Search the data below for "chart"; list each line that holds it.

---------- INPUT

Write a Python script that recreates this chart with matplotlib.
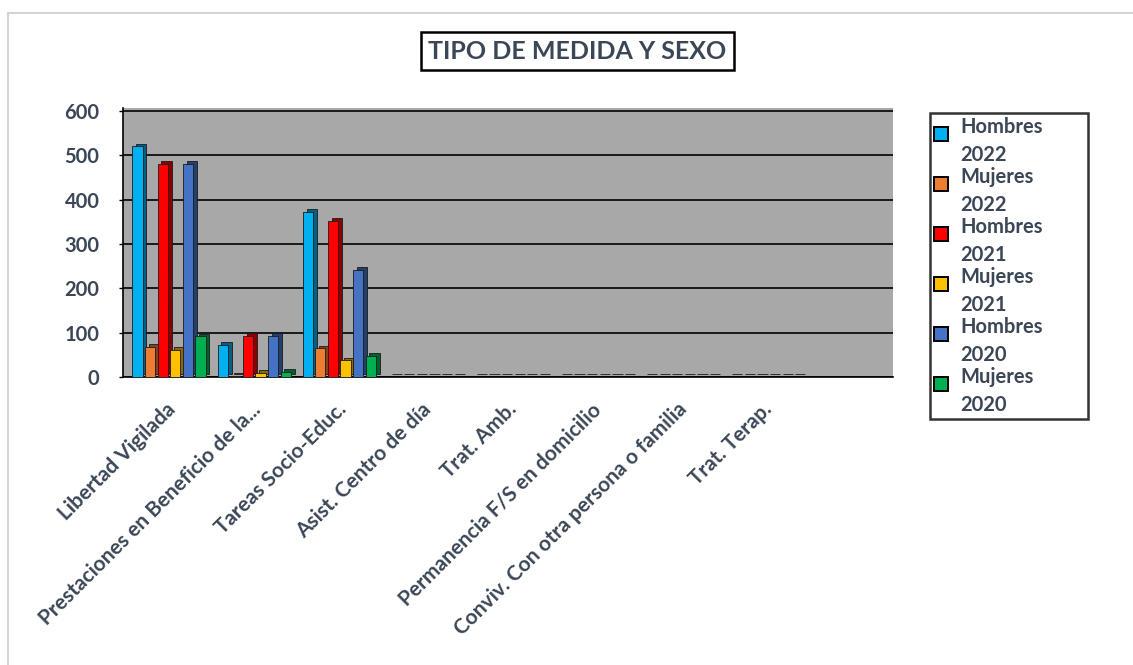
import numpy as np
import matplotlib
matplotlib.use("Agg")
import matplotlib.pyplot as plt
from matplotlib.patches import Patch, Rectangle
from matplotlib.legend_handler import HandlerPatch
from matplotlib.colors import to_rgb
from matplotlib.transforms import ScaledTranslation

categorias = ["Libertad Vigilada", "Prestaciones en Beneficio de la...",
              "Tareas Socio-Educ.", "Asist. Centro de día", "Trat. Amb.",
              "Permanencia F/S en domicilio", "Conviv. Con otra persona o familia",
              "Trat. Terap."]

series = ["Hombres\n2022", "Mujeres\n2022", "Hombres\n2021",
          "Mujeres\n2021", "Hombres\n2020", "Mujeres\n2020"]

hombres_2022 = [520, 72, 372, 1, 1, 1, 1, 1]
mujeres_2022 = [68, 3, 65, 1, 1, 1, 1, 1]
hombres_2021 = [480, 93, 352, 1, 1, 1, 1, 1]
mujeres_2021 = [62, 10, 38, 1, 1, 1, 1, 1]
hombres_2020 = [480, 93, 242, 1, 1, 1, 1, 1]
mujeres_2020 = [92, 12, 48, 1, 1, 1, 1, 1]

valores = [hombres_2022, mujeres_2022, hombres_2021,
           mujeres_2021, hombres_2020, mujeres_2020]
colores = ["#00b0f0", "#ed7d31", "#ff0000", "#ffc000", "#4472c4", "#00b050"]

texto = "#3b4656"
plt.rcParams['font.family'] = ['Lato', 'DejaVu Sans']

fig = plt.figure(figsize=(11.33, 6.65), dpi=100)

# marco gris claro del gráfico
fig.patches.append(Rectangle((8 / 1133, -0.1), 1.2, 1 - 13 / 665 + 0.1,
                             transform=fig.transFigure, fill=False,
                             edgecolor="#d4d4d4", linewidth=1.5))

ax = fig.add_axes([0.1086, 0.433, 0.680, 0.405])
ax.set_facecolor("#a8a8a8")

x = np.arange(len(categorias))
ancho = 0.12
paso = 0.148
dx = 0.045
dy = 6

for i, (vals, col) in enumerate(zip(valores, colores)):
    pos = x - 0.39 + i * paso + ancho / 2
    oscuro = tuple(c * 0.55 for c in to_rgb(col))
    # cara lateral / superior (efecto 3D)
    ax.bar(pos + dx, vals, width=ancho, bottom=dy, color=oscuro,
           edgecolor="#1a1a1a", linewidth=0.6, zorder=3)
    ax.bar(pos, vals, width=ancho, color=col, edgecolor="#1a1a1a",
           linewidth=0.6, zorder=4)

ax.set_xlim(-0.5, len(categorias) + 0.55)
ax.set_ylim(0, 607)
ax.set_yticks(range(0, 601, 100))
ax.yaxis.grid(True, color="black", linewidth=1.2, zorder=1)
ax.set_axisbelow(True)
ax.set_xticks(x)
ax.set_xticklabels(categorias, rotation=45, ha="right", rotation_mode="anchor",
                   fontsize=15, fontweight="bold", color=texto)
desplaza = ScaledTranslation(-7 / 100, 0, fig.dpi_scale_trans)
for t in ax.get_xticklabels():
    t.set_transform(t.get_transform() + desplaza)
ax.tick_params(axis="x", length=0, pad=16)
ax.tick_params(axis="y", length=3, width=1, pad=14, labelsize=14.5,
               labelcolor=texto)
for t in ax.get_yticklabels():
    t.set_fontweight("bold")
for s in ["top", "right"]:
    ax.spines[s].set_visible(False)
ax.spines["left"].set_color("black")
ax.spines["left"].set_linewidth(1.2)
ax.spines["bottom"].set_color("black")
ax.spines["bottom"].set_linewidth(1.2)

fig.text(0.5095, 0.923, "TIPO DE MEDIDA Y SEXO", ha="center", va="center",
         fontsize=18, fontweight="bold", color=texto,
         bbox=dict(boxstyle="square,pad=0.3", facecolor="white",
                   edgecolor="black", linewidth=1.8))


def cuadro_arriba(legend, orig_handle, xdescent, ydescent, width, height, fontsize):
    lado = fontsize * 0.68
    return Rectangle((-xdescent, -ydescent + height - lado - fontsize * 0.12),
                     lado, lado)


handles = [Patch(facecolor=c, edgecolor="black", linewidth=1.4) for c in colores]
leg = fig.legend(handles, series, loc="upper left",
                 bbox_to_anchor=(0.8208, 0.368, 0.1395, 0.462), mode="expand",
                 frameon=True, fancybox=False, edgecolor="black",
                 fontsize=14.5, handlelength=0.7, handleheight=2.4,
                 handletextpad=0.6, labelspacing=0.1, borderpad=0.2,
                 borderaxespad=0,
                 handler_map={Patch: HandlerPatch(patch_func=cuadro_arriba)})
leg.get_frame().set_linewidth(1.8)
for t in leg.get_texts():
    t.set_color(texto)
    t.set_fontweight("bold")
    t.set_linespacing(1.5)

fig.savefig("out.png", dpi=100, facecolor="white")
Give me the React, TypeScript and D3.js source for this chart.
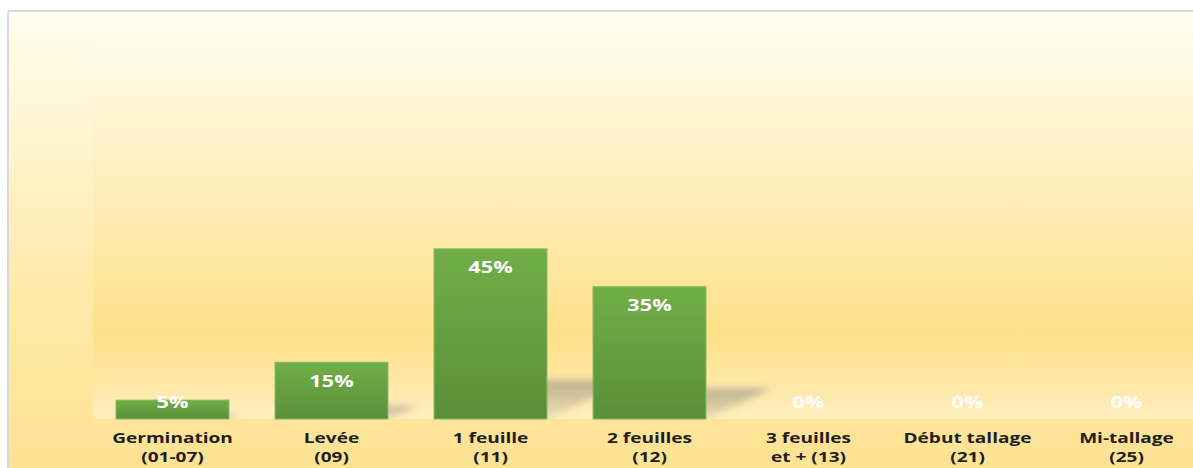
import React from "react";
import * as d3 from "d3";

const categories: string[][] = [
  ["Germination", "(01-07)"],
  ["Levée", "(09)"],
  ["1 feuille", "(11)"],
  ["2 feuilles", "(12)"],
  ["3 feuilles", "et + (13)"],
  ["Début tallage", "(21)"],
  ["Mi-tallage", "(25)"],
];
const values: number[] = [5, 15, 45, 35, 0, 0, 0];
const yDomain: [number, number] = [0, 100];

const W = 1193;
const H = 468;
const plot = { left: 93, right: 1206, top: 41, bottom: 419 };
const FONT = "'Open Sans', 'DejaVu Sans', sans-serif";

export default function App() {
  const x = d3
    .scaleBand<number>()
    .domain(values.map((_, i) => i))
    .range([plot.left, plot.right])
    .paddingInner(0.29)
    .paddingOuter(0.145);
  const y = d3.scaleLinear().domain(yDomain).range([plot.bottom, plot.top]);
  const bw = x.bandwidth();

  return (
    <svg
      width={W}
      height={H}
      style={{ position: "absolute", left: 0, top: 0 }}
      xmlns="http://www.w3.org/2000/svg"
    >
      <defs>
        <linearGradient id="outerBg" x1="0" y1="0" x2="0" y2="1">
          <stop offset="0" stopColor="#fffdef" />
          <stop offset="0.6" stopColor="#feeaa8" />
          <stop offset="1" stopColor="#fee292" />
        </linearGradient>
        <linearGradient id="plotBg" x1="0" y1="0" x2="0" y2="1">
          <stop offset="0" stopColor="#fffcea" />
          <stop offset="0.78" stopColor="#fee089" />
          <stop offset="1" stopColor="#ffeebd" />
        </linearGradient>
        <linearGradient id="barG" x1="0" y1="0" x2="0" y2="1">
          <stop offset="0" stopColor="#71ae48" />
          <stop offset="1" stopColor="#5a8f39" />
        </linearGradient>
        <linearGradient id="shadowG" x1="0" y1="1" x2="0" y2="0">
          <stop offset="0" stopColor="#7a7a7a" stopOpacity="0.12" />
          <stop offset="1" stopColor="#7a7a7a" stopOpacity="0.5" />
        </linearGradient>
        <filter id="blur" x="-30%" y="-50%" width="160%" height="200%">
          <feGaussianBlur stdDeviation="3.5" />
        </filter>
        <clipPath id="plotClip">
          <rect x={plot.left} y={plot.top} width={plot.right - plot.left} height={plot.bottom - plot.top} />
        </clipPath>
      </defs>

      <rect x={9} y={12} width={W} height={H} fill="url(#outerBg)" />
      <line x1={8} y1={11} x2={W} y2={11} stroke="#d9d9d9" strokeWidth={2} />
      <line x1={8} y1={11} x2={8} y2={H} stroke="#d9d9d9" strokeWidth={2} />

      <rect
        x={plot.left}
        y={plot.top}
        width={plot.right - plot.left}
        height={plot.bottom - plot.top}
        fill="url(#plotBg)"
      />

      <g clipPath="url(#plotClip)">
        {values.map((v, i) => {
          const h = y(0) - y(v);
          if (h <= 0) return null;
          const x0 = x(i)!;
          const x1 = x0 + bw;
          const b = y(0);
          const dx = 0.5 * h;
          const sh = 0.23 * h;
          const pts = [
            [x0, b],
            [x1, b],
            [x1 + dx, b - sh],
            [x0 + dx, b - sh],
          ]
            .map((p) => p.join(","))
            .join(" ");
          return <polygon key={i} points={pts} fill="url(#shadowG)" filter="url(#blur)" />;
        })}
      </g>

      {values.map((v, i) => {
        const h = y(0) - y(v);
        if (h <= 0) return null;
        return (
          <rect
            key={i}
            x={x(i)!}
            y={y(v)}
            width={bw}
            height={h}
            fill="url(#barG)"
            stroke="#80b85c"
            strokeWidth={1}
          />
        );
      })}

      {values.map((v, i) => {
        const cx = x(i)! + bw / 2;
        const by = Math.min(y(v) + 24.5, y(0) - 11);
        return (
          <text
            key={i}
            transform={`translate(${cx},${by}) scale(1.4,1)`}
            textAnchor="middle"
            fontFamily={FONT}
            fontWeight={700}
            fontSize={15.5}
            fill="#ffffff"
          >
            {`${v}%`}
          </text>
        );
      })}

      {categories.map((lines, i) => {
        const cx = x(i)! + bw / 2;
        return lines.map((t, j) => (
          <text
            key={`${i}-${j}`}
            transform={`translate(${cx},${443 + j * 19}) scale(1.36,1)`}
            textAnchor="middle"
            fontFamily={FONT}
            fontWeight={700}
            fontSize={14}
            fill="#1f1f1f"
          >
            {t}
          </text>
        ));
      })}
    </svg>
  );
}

--------------------

## THE RESULT
Write a Python script that recreates this chart with matplotlib.
Give me the React, TypeScript and D3.js source for this chart.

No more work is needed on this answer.